## Given exercise
All lines holding the string "Write" are to be shown.

## Given data
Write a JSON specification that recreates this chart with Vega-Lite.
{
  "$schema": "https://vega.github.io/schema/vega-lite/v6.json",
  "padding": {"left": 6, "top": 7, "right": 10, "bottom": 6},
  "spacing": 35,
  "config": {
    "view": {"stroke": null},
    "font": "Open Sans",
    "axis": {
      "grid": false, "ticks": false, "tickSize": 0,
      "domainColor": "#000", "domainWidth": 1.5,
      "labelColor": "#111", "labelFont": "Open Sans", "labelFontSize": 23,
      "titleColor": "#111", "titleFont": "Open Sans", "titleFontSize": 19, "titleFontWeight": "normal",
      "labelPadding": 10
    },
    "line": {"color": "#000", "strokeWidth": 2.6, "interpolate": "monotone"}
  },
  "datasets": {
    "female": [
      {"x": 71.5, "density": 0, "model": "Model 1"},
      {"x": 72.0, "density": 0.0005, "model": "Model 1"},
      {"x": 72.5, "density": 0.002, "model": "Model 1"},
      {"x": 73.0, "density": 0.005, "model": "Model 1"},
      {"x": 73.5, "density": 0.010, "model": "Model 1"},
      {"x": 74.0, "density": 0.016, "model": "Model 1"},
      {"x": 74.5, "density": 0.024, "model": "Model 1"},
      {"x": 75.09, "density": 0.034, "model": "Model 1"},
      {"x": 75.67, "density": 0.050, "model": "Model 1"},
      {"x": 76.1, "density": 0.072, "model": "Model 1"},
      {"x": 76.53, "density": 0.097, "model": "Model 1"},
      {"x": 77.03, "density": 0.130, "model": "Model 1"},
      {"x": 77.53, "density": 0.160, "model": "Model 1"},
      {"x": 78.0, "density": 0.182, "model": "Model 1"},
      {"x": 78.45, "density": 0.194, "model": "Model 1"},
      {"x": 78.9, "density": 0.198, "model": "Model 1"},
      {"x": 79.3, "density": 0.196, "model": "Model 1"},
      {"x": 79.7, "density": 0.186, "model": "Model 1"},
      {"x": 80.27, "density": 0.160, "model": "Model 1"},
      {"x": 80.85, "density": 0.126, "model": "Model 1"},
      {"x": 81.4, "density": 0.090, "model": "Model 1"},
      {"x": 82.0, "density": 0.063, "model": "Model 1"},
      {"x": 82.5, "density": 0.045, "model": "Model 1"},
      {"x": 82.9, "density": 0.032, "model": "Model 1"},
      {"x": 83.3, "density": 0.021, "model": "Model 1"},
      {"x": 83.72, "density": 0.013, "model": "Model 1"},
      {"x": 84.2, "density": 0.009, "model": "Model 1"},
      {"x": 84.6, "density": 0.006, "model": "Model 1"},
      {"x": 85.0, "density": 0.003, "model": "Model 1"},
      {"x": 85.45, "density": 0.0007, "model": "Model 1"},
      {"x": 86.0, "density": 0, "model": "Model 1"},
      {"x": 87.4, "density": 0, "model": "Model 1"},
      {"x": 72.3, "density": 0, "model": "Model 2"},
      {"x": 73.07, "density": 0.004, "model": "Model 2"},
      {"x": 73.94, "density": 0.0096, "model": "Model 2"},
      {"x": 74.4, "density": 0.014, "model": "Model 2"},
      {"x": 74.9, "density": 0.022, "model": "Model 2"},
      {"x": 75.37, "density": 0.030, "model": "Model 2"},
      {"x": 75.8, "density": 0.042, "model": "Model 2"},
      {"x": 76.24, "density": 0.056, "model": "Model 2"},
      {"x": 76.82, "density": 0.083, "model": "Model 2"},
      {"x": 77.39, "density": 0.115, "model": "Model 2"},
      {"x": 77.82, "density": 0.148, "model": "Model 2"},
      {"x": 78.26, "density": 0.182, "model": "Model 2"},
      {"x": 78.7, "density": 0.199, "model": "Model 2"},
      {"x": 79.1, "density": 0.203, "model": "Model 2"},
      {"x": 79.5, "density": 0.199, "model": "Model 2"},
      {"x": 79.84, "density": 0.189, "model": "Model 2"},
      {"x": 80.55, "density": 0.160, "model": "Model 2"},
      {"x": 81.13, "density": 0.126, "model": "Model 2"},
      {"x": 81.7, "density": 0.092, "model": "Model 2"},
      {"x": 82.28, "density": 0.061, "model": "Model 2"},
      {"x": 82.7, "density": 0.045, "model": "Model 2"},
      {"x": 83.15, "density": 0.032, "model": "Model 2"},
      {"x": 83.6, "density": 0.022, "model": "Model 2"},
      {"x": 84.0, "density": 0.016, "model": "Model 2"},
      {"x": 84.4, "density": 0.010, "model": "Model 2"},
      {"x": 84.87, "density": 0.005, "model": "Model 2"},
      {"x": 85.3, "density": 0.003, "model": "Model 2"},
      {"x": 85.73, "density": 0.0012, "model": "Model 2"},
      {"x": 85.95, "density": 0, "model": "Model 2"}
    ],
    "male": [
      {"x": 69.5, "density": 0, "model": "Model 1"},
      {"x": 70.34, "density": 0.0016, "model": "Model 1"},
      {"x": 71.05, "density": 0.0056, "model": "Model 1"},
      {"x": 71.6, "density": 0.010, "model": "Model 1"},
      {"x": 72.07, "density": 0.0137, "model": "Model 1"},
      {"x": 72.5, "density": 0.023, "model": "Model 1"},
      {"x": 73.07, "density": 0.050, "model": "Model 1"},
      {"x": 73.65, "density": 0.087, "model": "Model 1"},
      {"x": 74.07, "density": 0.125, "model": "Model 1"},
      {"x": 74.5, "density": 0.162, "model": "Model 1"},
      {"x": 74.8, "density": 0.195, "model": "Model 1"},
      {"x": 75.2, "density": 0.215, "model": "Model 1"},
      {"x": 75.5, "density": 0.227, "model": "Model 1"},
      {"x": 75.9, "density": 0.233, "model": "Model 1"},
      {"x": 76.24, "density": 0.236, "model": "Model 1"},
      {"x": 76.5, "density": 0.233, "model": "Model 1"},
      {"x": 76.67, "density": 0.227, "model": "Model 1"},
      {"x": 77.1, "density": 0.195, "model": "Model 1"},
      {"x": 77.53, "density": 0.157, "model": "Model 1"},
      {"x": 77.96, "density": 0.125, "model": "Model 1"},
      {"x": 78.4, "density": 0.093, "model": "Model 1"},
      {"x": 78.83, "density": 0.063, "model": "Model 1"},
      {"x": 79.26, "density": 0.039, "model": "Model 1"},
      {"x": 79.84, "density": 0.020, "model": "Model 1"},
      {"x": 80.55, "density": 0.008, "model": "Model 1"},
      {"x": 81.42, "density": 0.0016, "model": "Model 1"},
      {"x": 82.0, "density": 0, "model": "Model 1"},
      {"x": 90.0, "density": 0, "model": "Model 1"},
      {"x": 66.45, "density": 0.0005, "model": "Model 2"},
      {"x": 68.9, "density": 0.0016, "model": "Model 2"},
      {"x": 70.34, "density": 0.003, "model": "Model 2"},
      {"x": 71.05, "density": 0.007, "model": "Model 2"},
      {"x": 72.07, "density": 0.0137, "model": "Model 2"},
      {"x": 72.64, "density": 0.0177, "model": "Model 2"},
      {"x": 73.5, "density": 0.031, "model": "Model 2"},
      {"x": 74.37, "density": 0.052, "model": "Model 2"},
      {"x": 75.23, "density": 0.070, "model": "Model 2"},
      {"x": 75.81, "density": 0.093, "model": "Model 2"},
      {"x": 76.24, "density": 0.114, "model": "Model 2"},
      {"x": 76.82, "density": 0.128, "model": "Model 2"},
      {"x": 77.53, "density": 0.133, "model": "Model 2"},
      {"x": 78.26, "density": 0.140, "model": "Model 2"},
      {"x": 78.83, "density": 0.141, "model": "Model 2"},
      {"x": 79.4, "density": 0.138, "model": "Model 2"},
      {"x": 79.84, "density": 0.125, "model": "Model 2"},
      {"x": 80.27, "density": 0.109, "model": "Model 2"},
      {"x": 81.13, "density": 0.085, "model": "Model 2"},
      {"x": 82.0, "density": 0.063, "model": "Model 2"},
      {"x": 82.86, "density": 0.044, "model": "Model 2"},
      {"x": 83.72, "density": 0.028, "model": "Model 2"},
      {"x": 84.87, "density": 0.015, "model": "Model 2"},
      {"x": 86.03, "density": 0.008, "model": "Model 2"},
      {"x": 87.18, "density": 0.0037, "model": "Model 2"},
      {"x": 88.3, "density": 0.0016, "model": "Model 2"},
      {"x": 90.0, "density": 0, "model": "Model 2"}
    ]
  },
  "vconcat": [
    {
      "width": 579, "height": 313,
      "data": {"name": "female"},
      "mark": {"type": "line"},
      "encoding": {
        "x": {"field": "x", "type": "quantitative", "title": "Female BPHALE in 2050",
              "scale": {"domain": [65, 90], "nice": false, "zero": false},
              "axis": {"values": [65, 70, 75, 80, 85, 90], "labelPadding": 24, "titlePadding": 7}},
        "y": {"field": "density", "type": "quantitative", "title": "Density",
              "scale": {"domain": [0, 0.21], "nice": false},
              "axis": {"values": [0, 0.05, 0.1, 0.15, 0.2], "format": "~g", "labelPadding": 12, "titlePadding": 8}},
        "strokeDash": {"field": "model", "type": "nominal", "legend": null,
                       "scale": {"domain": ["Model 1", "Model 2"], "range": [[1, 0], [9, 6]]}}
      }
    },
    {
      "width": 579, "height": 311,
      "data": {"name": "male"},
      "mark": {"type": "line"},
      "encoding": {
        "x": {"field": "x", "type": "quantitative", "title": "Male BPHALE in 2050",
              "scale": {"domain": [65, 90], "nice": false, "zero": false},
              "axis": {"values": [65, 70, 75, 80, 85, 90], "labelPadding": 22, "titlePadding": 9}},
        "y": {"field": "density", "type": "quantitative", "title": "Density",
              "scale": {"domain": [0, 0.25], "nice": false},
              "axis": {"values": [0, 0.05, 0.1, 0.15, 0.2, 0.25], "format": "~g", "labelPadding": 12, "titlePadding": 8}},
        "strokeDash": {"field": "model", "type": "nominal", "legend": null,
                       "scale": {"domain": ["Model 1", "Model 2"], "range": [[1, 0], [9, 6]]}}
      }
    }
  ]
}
---
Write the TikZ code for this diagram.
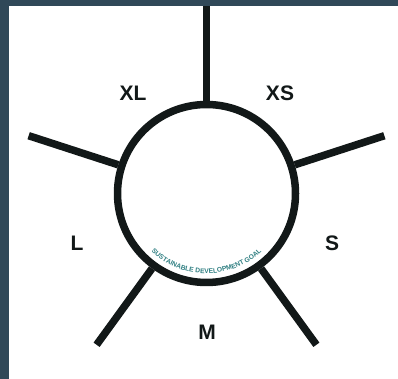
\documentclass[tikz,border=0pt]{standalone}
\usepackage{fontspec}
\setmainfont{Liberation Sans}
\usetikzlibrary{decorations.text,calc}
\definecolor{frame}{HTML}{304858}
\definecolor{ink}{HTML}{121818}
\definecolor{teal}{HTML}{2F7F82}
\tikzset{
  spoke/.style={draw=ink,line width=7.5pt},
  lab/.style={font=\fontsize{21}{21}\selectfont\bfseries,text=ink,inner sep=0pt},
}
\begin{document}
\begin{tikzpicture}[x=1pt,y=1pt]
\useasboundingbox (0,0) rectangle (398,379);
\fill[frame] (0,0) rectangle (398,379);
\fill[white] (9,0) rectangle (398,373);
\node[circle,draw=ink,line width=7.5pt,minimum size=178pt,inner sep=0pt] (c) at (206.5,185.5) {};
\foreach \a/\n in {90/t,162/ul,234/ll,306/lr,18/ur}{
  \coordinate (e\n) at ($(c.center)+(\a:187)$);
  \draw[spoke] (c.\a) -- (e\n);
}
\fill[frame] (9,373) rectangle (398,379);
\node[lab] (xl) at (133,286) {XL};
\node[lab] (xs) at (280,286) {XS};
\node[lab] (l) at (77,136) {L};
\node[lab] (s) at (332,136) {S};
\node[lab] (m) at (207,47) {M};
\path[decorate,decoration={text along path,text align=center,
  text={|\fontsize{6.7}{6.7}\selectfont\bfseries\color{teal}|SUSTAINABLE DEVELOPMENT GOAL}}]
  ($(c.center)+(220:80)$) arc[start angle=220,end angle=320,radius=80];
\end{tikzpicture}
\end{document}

## Response below
Write a JSON specification that recreates this chart with Vega-Lite.
Write the TikZ code for this diagram.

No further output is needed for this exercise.